The Galaxy S4: Samsung’s Best Galaxy Yet [Review]
Samsung has always produced great displays for its high-end smartphones, and that hasn’t changed with the Galaxy S4. Its 1080p Super AMOLED panel is nothing short of stunning. It boasts a 1920×1080 resolution with a whopping 441 pixels-per-inch, which means pixels are completely indiscernible to the human eye, and text is incredibly sharp.
Samsung also boosts contrast and color saturation to provide you with bright and vivid colors that make photos, videos, and other visuals pop. While the Galaxy S4 may not have the most accurate color, then, it’s certainly beautiful. And it makes other smartphones displays — even those that are generally considered very good, like the iPhone 5’s or the HTC One’s — look a little less exciting.
I’d say the Galaxy S4 is worth the upgrade just for the display — it really is that good.
The Galaxy S4 also boasts a nifty feature that lets you control the phone with gloves on, so you don’t have to make contact with your skin to interact with the display. It sounds a little gimmicky, but in real-world use it’s incredibly helpful — particularly if you’re out and about in the winter months.
A lot of people have asked whether the Galaxy S4 is really worth the upgrade if you already own a Galaxy S III — given that the Galaxy S III is going to get a lot of the Galaxy S4’s new software features anyway, and the difference in performance won’t matter to a lot of users. But I’d say it is purely for the Galaxy S4’s display — it really is that good.
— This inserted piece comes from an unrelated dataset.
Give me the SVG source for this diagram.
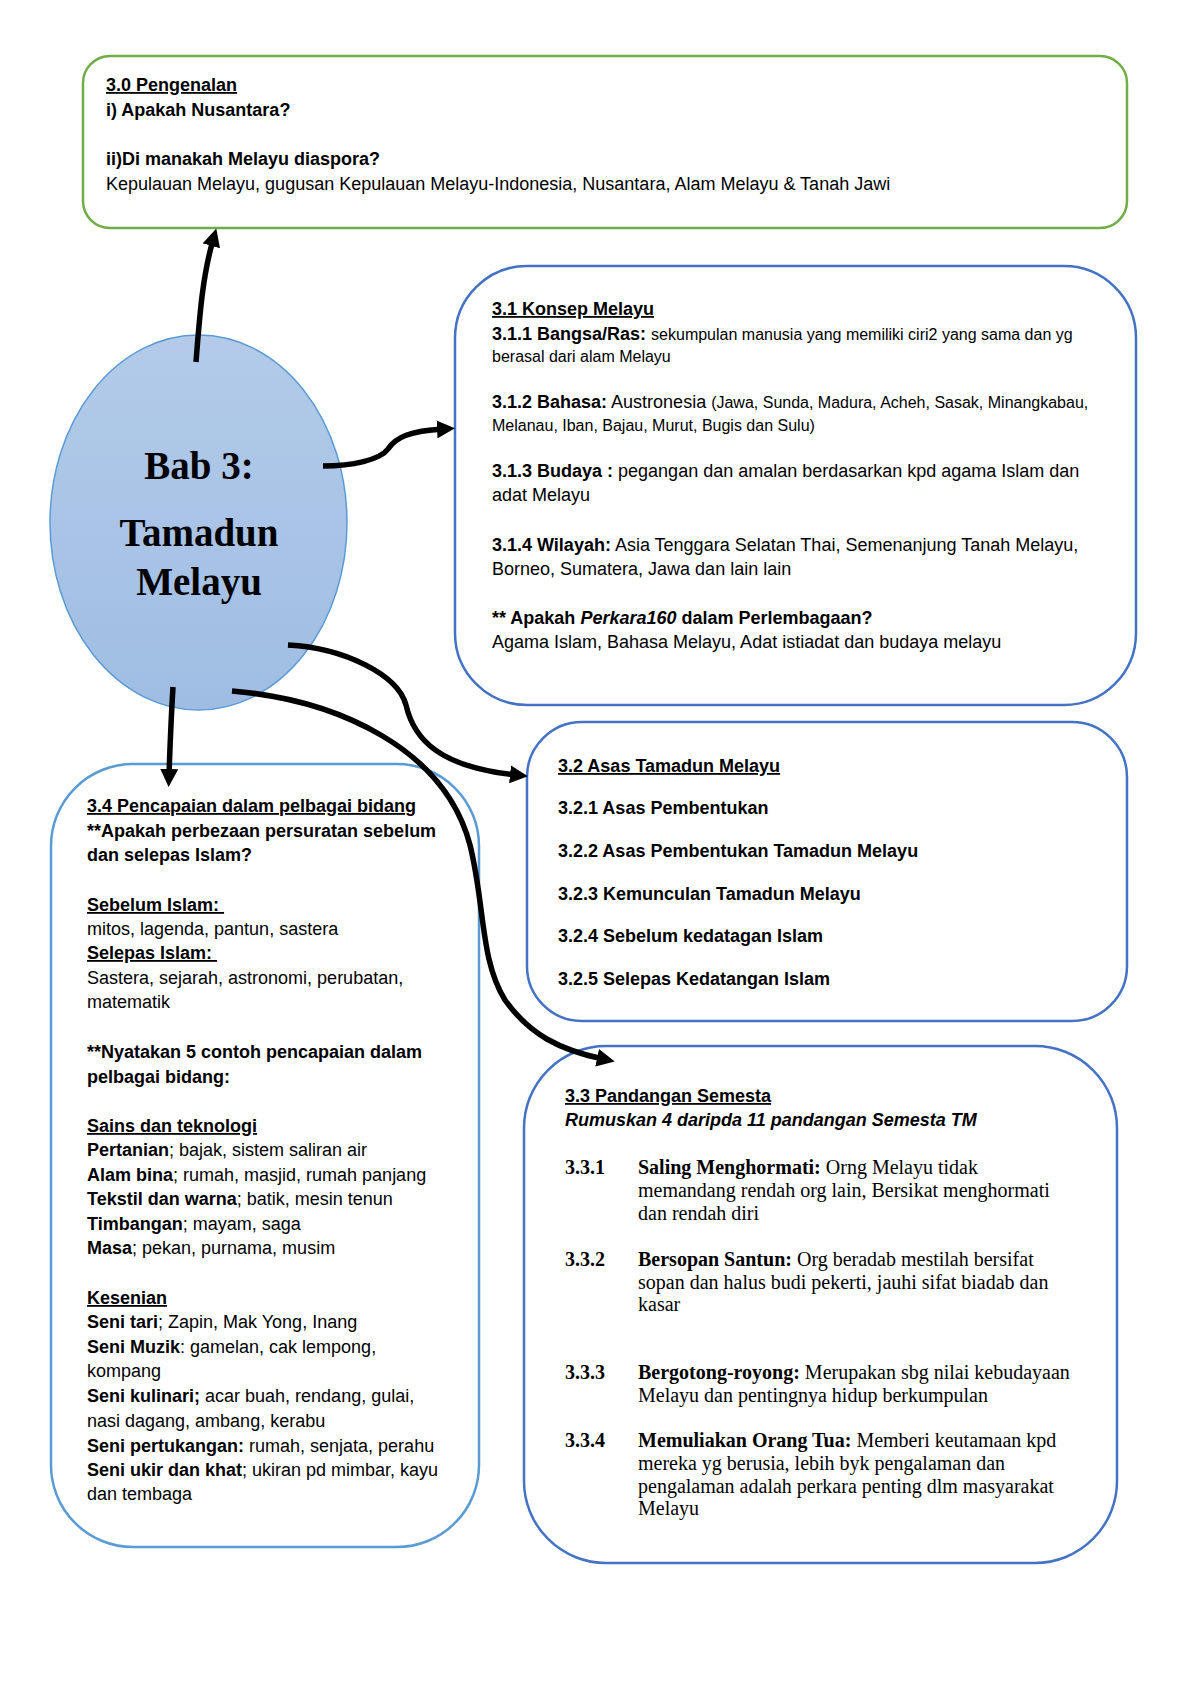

The Galaxy S4 comes in two flavors — there’s a model with Samsung’s new eight-core Exynos 5 processor, and another with the quad-core Snapdragon 600 chip. I tested the latter, which is the one that’s currently more widely available, and I must say, I don’t know why the eight-core model exists.
The Snapdragon 600 chip does a terrific job of powering the Galaxy S4, and there’s nothing you can do on it that will slow it down. Playing intensive games like Grand Theft Auto: Vice City and Modern Combat 4 is incredibly smooth, as is jumping between different apps, streaming online video, browsing the web, and playing around with the camera — even when you’re using both cameras simultaneously with Samsung’s fancy but mostly pointless Dual Camera mode.
Strangely, you may notice some odd stumbles when doing simple things.
The Galaxy S4 — like other Samsung smartphones — also has the ability to run two apps side-by-side, and even that won’t slow this beast down. You can watch a YouTube video in one window while you reply to emails or browse the web in another, and the Galaxy S4 will do it all without so much as a stutter.
Strangely, you may notice some odd stumbles when doing simple things, however — such as browsing your Gallery or navigating the Settings app. But it seems this is due to Samsung’s poor TouchWiz user interface code than it is the Galaxy S4’s hardware. For most things then, the Galaxy S4 is plenty fast enough.